Begin with the first line of the material and write out each line exactly, ending with the line that contains "plt.rcParams['font.family'] = ['DejaVu Sans']". Pictures are not part of the copy.

===== Dataset extract =====

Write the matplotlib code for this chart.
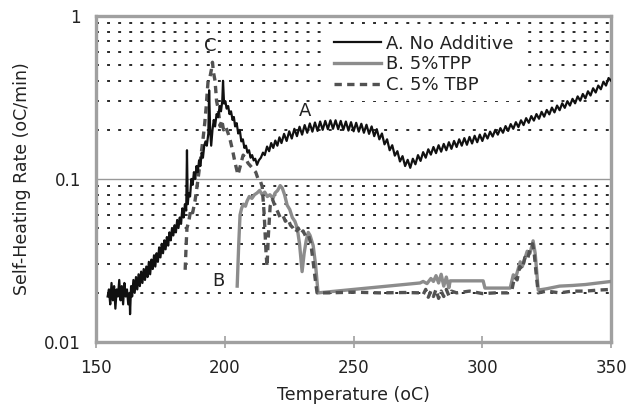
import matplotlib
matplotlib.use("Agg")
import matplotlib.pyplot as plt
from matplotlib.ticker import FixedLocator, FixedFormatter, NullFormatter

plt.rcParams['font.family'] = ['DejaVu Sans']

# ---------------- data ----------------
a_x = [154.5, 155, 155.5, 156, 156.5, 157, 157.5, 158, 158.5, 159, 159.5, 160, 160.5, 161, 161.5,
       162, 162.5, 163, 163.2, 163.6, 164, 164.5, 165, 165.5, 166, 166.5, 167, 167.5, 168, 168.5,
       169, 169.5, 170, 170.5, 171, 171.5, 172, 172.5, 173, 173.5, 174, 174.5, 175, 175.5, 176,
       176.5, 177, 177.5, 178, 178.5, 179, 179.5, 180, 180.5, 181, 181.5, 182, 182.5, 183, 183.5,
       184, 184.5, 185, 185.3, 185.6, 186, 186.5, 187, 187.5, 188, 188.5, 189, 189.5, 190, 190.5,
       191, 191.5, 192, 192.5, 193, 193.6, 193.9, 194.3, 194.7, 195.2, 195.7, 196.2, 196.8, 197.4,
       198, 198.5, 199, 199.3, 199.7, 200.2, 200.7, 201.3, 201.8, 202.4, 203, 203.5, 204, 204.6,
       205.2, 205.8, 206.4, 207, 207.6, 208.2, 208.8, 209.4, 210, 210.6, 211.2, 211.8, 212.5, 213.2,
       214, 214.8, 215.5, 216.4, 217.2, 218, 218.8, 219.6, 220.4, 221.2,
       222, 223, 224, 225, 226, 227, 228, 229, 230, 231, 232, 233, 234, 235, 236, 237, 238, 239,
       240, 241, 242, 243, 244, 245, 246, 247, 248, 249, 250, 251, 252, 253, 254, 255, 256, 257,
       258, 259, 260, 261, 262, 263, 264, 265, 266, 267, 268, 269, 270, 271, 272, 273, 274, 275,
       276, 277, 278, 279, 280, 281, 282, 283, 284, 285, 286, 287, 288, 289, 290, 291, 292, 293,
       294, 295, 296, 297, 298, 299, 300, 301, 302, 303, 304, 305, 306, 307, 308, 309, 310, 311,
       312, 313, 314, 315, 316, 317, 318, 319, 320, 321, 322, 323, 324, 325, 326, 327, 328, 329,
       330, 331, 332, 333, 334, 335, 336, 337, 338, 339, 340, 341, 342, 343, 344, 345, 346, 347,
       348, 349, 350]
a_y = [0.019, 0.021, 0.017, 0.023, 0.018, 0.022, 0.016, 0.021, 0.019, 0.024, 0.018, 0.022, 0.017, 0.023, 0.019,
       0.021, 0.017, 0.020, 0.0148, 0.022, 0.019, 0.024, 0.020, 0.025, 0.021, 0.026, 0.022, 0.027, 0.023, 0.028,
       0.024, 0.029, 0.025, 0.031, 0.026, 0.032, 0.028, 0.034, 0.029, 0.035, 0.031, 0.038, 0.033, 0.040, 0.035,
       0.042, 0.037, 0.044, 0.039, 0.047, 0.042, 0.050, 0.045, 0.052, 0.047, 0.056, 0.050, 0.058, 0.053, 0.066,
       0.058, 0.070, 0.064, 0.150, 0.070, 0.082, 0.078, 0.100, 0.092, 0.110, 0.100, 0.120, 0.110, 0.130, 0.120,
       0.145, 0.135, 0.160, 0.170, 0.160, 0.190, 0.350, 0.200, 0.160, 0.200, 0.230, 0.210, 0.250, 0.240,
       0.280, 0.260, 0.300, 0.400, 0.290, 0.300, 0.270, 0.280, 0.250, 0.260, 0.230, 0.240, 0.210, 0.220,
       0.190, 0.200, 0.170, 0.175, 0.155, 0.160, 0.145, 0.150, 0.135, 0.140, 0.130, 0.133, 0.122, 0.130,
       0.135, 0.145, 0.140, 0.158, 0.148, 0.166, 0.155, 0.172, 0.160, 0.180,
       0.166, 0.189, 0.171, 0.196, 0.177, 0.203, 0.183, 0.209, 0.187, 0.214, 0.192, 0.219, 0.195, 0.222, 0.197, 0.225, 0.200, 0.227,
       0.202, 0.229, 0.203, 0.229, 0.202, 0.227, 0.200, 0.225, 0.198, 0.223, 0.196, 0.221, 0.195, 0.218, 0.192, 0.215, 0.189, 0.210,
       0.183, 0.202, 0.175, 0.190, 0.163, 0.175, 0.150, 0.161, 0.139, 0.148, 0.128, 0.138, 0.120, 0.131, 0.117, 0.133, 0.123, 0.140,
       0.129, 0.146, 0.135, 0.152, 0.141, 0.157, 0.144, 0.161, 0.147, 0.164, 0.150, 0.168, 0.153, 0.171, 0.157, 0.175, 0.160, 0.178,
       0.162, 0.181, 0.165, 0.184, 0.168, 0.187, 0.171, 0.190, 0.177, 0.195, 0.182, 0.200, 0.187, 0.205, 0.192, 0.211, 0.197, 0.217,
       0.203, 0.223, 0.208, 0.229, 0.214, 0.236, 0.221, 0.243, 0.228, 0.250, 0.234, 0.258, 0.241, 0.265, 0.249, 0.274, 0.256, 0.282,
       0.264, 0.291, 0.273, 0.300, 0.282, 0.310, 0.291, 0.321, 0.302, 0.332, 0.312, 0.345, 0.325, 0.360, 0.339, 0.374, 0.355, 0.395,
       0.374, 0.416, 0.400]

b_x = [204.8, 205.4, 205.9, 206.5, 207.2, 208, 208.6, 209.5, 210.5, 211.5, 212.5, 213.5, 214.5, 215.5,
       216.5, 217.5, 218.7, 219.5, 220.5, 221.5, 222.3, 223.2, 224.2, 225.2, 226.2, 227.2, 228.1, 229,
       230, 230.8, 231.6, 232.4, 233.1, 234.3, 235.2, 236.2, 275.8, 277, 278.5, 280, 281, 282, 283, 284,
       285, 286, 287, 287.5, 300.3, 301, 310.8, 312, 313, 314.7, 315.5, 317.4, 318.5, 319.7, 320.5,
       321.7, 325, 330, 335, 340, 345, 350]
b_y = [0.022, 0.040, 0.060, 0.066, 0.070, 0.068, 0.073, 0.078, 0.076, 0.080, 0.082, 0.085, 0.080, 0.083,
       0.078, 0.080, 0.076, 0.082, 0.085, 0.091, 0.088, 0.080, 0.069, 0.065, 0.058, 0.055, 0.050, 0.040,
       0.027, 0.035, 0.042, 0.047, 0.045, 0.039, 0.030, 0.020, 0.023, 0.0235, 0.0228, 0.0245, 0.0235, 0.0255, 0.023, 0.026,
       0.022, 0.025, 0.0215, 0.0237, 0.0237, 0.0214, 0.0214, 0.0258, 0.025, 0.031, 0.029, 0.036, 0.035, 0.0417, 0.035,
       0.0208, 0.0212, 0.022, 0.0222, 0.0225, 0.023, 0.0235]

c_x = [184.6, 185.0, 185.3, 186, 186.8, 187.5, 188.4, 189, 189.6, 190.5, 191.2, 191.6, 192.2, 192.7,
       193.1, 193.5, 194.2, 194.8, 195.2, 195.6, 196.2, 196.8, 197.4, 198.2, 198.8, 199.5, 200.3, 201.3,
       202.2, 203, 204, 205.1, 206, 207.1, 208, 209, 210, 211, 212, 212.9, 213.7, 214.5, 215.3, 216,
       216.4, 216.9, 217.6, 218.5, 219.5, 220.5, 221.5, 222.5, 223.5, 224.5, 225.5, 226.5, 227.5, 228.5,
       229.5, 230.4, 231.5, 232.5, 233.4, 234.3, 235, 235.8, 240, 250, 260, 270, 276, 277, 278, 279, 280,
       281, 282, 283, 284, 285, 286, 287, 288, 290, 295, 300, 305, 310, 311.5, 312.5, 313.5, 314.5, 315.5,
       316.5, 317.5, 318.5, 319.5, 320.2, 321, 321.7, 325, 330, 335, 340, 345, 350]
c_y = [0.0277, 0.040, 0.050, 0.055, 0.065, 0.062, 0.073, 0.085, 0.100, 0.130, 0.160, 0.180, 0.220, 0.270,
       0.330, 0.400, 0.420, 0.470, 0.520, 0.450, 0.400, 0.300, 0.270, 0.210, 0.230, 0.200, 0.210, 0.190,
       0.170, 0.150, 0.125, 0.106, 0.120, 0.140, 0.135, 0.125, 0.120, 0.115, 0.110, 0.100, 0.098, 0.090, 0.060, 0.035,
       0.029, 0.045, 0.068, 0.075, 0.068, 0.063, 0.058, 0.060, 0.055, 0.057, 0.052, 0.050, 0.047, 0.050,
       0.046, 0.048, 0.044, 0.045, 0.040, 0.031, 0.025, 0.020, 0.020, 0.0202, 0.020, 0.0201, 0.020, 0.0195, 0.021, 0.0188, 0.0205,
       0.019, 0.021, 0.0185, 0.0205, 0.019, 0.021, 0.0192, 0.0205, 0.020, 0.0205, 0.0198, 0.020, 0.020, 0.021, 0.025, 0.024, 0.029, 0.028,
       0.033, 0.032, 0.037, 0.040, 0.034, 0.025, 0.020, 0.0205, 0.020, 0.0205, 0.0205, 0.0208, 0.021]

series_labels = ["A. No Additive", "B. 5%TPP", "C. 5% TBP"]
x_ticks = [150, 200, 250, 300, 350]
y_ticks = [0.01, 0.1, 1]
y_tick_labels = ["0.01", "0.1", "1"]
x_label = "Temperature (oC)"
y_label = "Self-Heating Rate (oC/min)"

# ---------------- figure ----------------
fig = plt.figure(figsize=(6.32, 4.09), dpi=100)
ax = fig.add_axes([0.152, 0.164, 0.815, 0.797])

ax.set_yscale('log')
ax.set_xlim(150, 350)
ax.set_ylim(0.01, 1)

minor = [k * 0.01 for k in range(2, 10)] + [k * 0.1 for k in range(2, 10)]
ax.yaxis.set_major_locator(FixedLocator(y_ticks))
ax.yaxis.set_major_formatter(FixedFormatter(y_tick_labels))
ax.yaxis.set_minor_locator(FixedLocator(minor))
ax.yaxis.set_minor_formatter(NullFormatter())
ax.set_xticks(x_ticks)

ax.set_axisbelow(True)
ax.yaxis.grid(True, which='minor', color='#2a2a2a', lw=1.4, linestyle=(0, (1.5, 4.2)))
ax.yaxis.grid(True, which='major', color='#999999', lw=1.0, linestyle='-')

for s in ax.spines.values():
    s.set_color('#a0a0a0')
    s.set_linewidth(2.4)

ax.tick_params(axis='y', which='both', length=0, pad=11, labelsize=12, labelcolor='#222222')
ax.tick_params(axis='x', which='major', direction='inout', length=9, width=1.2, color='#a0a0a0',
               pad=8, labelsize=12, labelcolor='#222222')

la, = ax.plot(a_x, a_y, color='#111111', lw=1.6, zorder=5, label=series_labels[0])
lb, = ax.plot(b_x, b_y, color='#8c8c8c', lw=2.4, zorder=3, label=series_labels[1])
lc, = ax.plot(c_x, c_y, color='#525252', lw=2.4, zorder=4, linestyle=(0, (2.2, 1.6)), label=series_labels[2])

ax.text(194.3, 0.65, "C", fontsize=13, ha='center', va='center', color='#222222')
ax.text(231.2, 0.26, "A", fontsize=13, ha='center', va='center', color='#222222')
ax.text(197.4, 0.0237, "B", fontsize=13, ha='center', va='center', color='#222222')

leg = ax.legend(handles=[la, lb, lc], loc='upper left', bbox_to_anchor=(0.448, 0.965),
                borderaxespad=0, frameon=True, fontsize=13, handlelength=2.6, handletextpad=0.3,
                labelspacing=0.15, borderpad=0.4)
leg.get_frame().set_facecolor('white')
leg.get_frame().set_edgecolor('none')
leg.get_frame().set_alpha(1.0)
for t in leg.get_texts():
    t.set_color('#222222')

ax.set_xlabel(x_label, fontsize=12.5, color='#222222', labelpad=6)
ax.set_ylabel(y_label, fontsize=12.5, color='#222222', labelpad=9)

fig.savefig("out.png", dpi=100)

=====

§ **Exercise answer**
Write the matplotlib code for this chart.
import matplotlib
matplotlib.use("Agg")
import matplotlib.pyplot as plt
from matplotlib.ticker import FixedLocator, FixedFormatter, NullFormatter

plt.rcParams['font.family'] = ['DejaVu Sans']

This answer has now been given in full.